Yelken sporuna başlayacaklar için öneriler
Öncelikle su üstünde yapacağınız bir spor olduğu için kesinlikle tüm ciddiyetinizi korumanız gerekiyor. Şakalaşacak olsanız bile dikkatli olmanızda fayda var. Çünkü suda şakalaşmak kötü sonuçlara sebep olabilir.
- Bunun yanı sıra çok iyi yüzme bilmeniz gerekiyor. Her ne kadar tekne üstünde olsanız da rüzgarın şiddetiyle ani yön değişimleri dengenizi sarsabilir. Yelkenin de ani yön değişimleri ile bir anda kendinizi suda bulabilirsiniz. Aman dikkat!

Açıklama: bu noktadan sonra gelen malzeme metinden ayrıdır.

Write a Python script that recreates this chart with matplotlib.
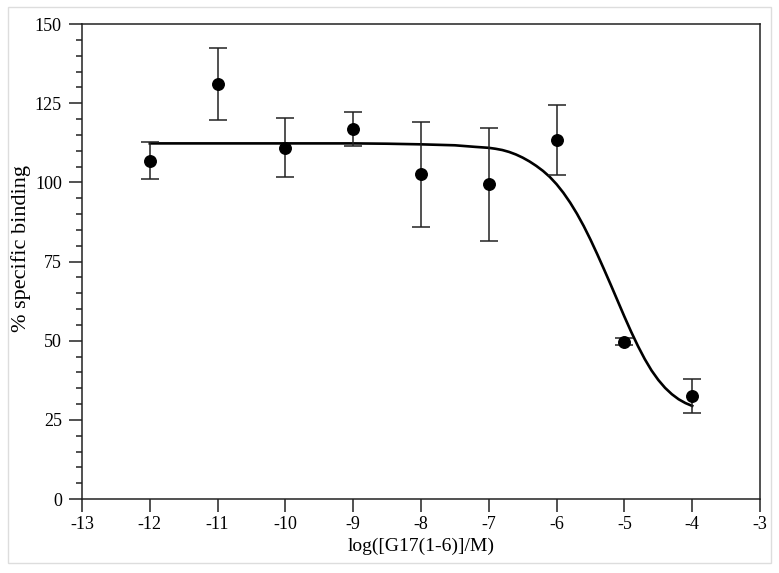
import matplotlib.pyplot as plt
from matplotlib.patches import Rectangle
from matplotlib.ticker import MultipleLocator

# measured points
log_conc = [-12, -11, -10, -9, -8, -7, -6, -5, -4]
binding = [106.8, 130.9, 111.0, 116.8, 102.5, 99.4, 113.3, 49.7, 32.5]
err_low = [100.9, 119.6, 101.8, 111.5, 85.9, 81.6, 102.2, 48.7, 27.1]
err_high = [112.8, 142.3, 120.3, 122.2, 119.1, 117.1, 124.4, 50.7, 37.8]

# fitted curve
fit_x = [-12, -11, -10, -9, -8.5, -8, -7.5, -7.2, -7.0,
         -6.9, -6.8, -6.7, -6.6, -6.5, -6.4, -6.3, -6.2, -6.1, -6.0,
         -5.9, -5.8, -5.7, -5.6, -5.5, -5.4, -5.3, -5.2, -5.1, -5.0,
         -4.9, -4.8, -4.7, -4.6, -4.5, -4.4, -4.3, -4.2, -4.1, -4.0]
fit_y = [112.3, 112.3, 112.3, 112.3, 112.2, 112.0, 111.7, 111.2, 110.9,
         110.6, 110.2, 109.6, 108.8, 107.8, 106.6, 105.2, 103.6, 101.7, 99.4,
         96.7, 93.6, 90.1, 86.2, 81.9, 77.3, 72.5, 67.6, 62.6, 57.6,
         52.8, 48.3, 44.2, 40.6, 37.6, 35.1, 33.1, 31.5, 30.3, 29.4]

plt.rcParams['font.family'] = ['Liberation Serif', 'DejaVu Serif']
plt.rcParams['font.size'] = 13
plt.rcParams['axes.unicode_minus'] = False

fig = plt.figure(figsize=(7.79, 5.73), dpi=100)
ax = fig.add_axes([0.1053, 0.1291, 0.8703, 0.829])

yerr = [[b - l for b, l in zip(binding, err_low)],
        [h - b for b, h in zip(binding, err_high)]]
ax.errorbar(log_conc, binding, yerr=yerr, fmt='o', color='black', ecolor='#222222',
            markersize=8.3, elinewidth=1.1, capsize=6.5, capthick=1.1, zorder=3)
ax.plot(fit_x, fit_y, color='black', linewidth=1.9, zorder=2)

ax.set_xlim(-13, -3)
ax.set_ylim(0, 150)
ax.xaxis.set_major_locator(MultipleLocator(1))
ax.yaxis.set_major_locator(MultipleLocator(25))
ax.yaxis.set_minor_locator(MultipleLocator(5))
ax.tick_params(axis='both', which='major', direction='out', length=9.5, width=1.1, color='#222222')
ax.tick_params(axis='y', which='major', pad=5)
ax.tick_params(axis='x', which='major', pad=3)
ax.tick_params(axis='y', which='minor', direction='out', length=4.6, width=1.1, color='#222222')
for s in ax.spines.values():
    s.set_linewidth(1.1)
    s.set_color('#222222')

ax.set_xlabel('log([G17(1-6)]/M)', fontsize=14)
ax.xaxis.set_label_coords(0.5, -0.082)
ax.set_ylabel('% specific binding', fontsize=16)
ax.yaxis.set_label_coords(-0.075, 0.528)

fig.patches.append(Rectangle((8 / 779, 10 / 573), 763 / 779, 556 / 573, transform=fig.transFigure,
                             fill=False, edgecolor='#dddddd', linewidth=1.0))

fig.savefig('out.png', dpi=100)
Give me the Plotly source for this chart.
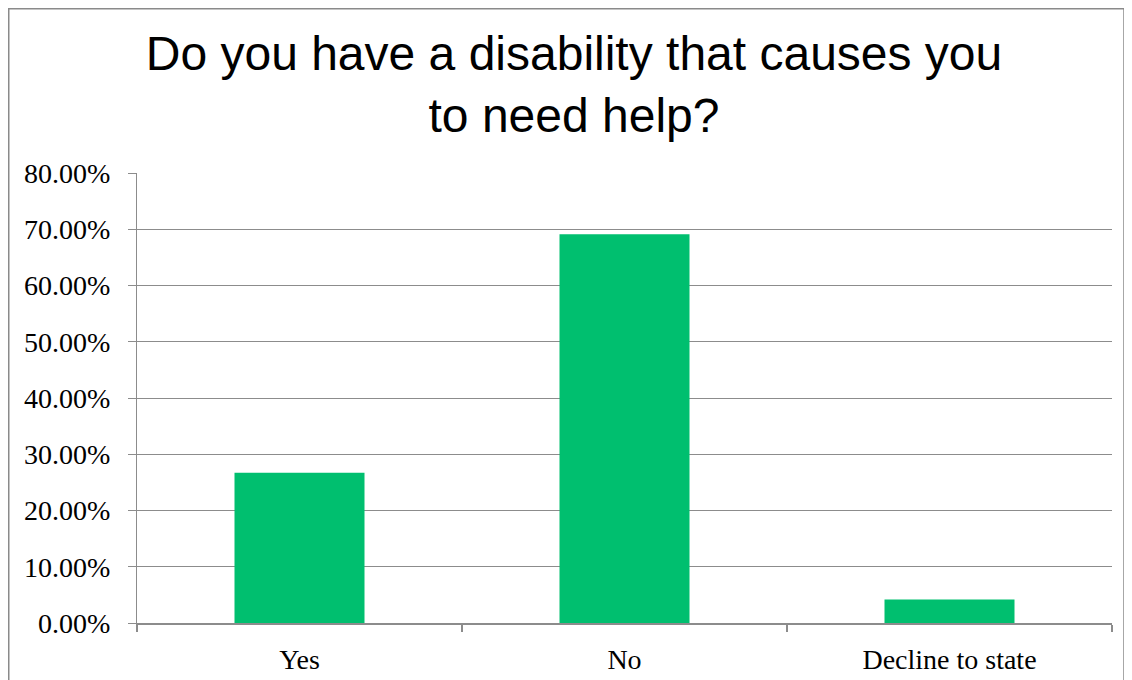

Denizin sert olduğunu da unutmamak gerek. Bu yüzden çok iyi bir mental ve fiziki sağlığa sahip olmadan da tekneye çıkmamakta fayda var. Mesela “tramola” atarken rüzgara karşı koyarak kapkalın halatları hızlıca çekmeniz gerekiyor. Bu sırada etrafı da gözetleyerek halatın kimseye takılmadığından emin olmalısınız. Aynı zamanda kalın halatların arasına elinizin sıkışmaması, seyir yaparken denize düşmemek için de her an dikkatli olmanız gerekiyor.
(Tramola: Eğer seyir yaparken iskeleden rüzgarı alıyorsanız ve rüzgar üssünüz değişmişse rüzgarı sancaktan almak için yelkenin yönünü değiştirmektir. Bunun için kalın halatları hızlıca çekmeniz gerekir ki yelken uçmasın.)
Temel ekipmanlar
Suyla temas halinde bulunabilen bir spor olduğu için tüm ekipmanların su geçirmez olmasına dikkat edilmeli. Vücudu rüzgara karşı korumak için tişört, kazak, boyunluk ve şort tercih edilmeli. Bunun yanı sıra görüş sağlığını sağlayabilmek adına şapka ve gözlük tercih edilebilir. Eliniz sıkıştığında veya halatları çekerken zedelenmemesi için eldiven kullanmanız gerekiyor.
- Üç bir yanı denizlerle çevrili ülkemizde yelken sporunu yapmak için birçok farklı yer var. Bunlardan en favori olanları ise; Alaçatı, İstanbul, Gökova ve Bodrum.
Bir sonraki yazımıza kadar sağlıcakla ve sporla kalın. İskele Alabanda!